Disney reinvented tourism in Florida over 60 years ago and to this day, is the world’s largest media conglomerate in terms of revenue. Leading the fight against casino expansion in the Sunshine State, the House of Mouse looks to phase out slot games associated with its Star Wars and Marvel brands.
One of the largest and best-known studios in Hollywood, Walt Disney Studios acquired Marvel for $4.64bn in 2009 and purchased the rights to the Star Wars production company Lucasfilm for $4.05bn in 2012. A plan to discontinue land-based and interactive slots, as well as state lottery tickets linked to the brands has been in place for some time but only recently made public.
“Marvel discontinued plans to initiate or renew slot machine licensing arrangements as part of its integration with Disney. The handful of remaining license agreements have expiration dates within the next few years,” a Disney spokeswoman told the NY Times, arguing that gambling associations tarnish the global reputation of Disney and Florida as a family tourist destination.
As well as inhibiting future slot machines from branding Disney-related characters, including a new Star Wars trilogy in the pipeline, the mass media conglomerate is going all out on its campaign to prevent legalised casinos outside of Indian reservations in Florida. No Casinos anti-casino group was formed to tackle the issue, which many analysts suggest was funded by Disney.
The idea of bringing destination resorts to the state was introduced in late 2011 when lawmakers filed legislation for three large-scale casino properties. A number of operators immediately responded with plans, including Genting, which proposed the world’s largest casino for Miami. However, lobbying efforts by No Casinos kept legislation from passing and forced Genting to revaluate plans, using its acquired waterfront land for a non-gaming tourism project.
Casino companies are ready to make sizable investments in Florida, which would create revenue and new jobs for the community, as well as inject a new source of adult entertainment. Operators have scouted locations in Fort Lauderdale, Palm Beach, Tampa and particularly Miami, a pinnacle point between the Americas and with a hotel infrastructure to support overflow during special events.

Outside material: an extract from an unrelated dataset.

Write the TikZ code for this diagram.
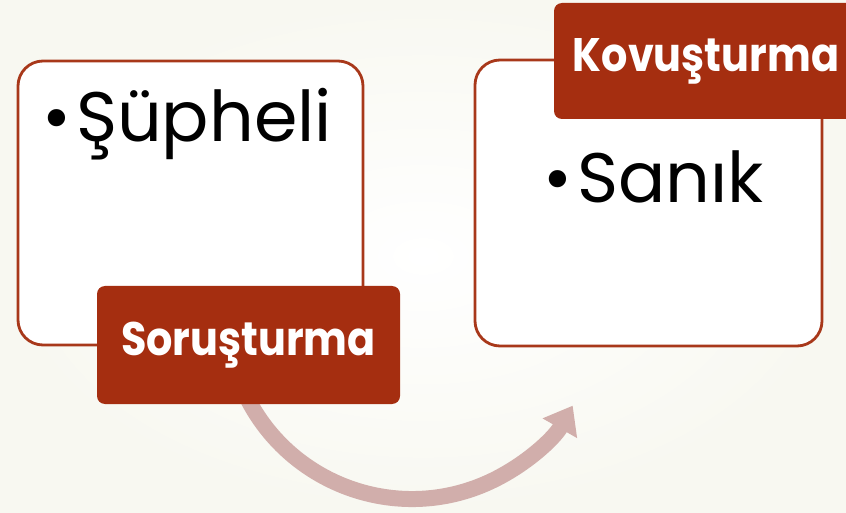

Disney however, is worried that a significant increase in competition would drive visitation and revenue away from its theme parks, and wants to keep the lion’s share of the Florida convention market. In addition to speculatively funding or establishing No Casinos, Disney has put money into campaign coffers of Florida politicians. Since 2012, the company has reportedly donated $1.7m to Florida’s Republican Party and $759,000 to the Democratic opposition.
Other interested parties have joined the fight to keep commercial casinos at bay, including the Seminole Tribe of Florida, which operates seven casinos in the state. It has an agreement for exclusivity of table games, paying the state $1bn in revenues over five years. Poker parlours, lotteries, horse and dog racing tracks operating in Florida are all fighting to protect their established businesses.
Although Genting dropped its casino plan to develop a non-gaming project on half of its Miami site while the debate is waged, the gaming industry is not so quick to give up. There is also big money from pro-casino forces in the state, including a continued effort from Genting and Sheldon Adelson, the Las Vegas Sands CEO who made the largest political contribution of all time in last year’s Presidential election. Companies are working with lawmakers to discuss options.
“What we would encourage the Committee to look at, and the Legislature as a whole, is providing a tax rate that provides incentive to go big,” advised Nick Iarossi, a lobbyist for Las Vegas Sands, to the House Select Committee earlier this year, “to build an iconic structure that not just caters to locals or to regionals around Florida, but will convince people to travel to Florida from out of state and out of country in order to visit and spend their money in the economy here.”
The Florida gaming wars continue and gaming interests will always exist in a potentially lucrative market. Disney continues to battle the sector and money lost in huge licensing deals is just further investment to disassociate itself and Florida with the industry. Fearing a new source of potentially mighty competition, Disney continues to line the pockets of lobbyists whilst the gaming industry presents state officials and voters with a range of benefits.
“In the battles between pro-gaming and anti-gaming political campaigns, the playing field is not level in one important sense: Those who oppose gaming’s expansion often succeed,” reads a statement in a recent state-sponsored Gambling Impact Study. “But in many instances, they have to continue doing battle in subsequent years. They have to win every time. Those who favour the expansion of gaming need to win only once.”